Cynthia Randolph faces life in prison for allegedly locking her children in the car on a 96-degree day

A grand jury has indicted a young Texas mother in the deaths of her two toddlers after she allegedly left them in a hot car for several hours in May.

PEOPLE has confirmed that 24-year-old Cynthia Marie Randolph has been indicted on two charges of injury to a child causing serious bodily injury. Earlier this month, the medical examiner’s office determined that 2-year-old Juliet Ramirez and her 16-month-old brother, Cavanaugh Ramirez, died of heatstroke. Their deaths were ruled homicides.

According to police, Randolph initially claimed the children “took off” and locked themselves inside her small vehicle, forcing her to break a window in an attempt to save them, according to the arrest affidavit obtained by PEOPLE.

But Randolph allegedly changed her story several times before revealing that she had found her children playing in the vehicle and left them inside after her daughter refused to leave, the affidavit states.

Mom Arrest Child Deaths
Parker County, Texas sheriff's office/AP

• Want to keep up with the latest crime coverage? Click here to get breaking crime news, ongoing trial coverage and details of intriguing unsolved cases in the True Crime Newsletter.

Randolph “shut the car door to teach her daughter a ‘lesson,’ thinking, ‘she could get herself and her brother out of the car when ready,’ ” police alleged in the affidavit.

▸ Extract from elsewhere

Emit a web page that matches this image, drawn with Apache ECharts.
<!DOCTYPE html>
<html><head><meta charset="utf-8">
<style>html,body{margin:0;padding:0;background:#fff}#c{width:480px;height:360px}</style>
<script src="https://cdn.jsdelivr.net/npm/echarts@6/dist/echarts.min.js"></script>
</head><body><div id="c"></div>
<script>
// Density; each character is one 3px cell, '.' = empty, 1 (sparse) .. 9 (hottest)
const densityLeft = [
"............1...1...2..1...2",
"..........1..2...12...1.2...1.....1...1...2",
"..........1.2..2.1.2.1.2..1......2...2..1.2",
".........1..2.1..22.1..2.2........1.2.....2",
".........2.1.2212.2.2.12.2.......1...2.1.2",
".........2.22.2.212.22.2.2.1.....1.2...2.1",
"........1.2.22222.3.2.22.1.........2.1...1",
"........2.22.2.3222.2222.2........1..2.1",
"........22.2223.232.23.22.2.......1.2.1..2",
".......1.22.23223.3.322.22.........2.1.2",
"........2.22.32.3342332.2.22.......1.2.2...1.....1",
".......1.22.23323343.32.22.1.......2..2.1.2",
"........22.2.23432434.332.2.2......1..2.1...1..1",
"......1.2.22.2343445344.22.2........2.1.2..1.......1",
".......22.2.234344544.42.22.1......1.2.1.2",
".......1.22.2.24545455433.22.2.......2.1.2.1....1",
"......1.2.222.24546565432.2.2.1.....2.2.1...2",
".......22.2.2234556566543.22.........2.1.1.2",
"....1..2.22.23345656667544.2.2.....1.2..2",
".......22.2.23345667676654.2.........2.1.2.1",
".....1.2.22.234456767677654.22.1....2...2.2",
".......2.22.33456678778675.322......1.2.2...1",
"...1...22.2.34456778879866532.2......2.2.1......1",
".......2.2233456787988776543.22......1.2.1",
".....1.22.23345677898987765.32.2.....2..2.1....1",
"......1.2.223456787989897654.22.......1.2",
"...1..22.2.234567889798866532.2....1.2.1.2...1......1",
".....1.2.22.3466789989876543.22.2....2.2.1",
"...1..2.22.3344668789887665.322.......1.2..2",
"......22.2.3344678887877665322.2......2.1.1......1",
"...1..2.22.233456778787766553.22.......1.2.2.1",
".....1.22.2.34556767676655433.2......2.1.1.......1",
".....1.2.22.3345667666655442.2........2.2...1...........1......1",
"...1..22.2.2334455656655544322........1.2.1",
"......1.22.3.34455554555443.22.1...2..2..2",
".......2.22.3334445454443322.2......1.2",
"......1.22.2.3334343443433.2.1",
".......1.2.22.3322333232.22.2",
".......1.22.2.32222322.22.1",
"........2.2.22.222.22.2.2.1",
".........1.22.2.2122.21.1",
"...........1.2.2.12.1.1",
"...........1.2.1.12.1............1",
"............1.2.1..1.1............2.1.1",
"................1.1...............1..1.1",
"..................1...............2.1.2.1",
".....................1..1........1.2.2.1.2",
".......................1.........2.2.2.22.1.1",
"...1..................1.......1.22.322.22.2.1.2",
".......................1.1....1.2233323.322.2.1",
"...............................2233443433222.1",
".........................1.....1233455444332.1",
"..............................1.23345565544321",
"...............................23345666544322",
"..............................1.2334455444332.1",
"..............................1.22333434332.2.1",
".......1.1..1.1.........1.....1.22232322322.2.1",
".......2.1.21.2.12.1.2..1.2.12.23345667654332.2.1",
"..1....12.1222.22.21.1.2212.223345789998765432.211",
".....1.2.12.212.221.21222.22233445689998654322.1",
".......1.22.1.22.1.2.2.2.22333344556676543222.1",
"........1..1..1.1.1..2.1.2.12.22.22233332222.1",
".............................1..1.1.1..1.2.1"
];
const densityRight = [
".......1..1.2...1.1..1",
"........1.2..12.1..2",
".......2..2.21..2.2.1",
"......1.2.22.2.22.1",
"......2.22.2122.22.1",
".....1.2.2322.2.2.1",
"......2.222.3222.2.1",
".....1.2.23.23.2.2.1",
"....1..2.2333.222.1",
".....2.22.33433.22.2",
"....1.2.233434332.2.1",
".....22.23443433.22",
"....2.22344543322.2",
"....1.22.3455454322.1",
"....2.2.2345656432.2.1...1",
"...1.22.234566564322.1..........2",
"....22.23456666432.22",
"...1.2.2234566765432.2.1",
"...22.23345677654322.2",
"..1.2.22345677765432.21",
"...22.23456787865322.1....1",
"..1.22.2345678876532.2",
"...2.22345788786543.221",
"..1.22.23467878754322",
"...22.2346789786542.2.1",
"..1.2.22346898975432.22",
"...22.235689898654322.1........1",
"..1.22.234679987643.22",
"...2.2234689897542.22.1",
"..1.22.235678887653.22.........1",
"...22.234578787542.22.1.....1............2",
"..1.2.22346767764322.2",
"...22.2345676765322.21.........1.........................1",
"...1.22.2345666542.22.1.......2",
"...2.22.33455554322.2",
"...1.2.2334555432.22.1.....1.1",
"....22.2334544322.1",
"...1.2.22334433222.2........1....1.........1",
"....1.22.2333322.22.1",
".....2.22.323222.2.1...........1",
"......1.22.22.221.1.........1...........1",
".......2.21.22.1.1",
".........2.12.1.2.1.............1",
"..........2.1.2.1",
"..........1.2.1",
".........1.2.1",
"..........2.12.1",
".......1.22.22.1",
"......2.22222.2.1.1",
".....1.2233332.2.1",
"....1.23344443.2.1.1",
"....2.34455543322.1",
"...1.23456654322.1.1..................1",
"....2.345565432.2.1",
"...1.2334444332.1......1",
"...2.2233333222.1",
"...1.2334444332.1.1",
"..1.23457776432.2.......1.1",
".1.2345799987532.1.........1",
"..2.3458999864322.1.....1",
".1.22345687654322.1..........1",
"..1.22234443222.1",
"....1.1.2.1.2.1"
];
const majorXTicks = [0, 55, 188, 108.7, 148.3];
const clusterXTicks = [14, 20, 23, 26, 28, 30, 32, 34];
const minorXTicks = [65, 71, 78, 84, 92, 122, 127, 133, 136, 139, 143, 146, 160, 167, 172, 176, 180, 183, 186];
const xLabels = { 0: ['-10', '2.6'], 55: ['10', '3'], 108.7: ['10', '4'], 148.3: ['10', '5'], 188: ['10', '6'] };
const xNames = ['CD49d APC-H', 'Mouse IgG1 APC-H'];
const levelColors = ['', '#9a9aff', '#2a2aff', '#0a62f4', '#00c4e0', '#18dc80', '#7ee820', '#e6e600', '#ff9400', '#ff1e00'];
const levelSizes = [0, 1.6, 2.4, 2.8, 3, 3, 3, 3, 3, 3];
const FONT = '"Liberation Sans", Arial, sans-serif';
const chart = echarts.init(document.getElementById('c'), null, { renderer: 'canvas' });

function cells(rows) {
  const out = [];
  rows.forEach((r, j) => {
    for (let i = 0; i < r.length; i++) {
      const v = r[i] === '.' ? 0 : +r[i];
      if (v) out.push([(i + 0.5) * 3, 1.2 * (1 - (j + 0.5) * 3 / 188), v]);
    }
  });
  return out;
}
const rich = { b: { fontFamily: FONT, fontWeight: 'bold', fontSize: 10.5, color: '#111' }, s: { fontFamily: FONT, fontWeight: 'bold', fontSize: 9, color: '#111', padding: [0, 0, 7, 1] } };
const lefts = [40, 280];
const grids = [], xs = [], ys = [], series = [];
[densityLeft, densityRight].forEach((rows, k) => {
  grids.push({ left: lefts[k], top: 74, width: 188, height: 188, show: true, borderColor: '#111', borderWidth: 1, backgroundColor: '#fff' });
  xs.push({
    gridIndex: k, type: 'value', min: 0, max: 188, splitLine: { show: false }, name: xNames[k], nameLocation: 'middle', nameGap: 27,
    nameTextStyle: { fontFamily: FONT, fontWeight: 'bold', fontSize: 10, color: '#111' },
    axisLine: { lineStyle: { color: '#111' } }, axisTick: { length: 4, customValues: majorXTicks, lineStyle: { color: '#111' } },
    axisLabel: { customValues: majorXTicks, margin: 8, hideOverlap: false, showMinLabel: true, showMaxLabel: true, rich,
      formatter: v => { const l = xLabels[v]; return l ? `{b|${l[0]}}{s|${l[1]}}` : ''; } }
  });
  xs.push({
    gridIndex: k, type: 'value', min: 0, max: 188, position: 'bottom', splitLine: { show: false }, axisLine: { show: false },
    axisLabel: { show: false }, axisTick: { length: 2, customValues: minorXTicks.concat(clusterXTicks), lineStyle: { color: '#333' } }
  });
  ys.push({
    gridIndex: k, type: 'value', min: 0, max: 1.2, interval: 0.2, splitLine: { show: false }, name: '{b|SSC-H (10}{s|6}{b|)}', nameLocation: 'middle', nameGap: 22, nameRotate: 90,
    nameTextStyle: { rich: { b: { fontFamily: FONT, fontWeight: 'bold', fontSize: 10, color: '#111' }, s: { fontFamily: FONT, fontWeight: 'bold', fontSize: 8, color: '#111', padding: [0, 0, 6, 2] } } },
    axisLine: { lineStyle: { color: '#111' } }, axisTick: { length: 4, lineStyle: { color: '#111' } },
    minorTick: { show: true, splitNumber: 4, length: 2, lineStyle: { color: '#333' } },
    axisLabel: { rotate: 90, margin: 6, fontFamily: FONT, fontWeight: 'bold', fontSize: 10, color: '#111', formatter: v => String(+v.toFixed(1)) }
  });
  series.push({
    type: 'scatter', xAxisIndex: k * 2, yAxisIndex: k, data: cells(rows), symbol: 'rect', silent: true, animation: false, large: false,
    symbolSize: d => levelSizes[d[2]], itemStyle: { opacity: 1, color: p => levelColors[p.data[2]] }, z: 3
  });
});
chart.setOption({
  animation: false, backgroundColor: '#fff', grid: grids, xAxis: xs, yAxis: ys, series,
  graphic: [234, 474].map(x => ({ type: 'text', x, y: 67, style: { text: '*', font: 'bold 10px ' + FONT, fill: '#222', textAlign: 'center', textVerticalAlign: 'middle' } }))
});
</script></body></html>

She allegedly “then told investigators she went into her home, smoked marijuana and went to sleep for two to three hours,” authorities wrote.

Randolph also allegedly admitted to breaking the car window to “make it look like an accident,” authorities state.

Temperatures that day reached 96 degrees — the hottest at that point in the year, according to the Fort Worth Star-Telegram.

The prosecutor says that the charges are first-degree felonies. If Randolph is convicted, she faces up to life in prison.

“The culpable mental state required for first-degree-felony injury to a child is that the defendant knowingly engaged in conduct that was reasonably certain to cause serious bodily injury or death,” Parker County Assistant District Attorney Jeff Swain wrote in an email to the Star-Telegram. “By comparison, to prove a murder or capital murder, it must be proven that the defendant specifically intended to cause the death of the child.”

Randolph remains in jail on $200,000 bond and has not yet entered a plea.

She is represented by the public defender’s office. The office did not return PEOPLE’s call for comment.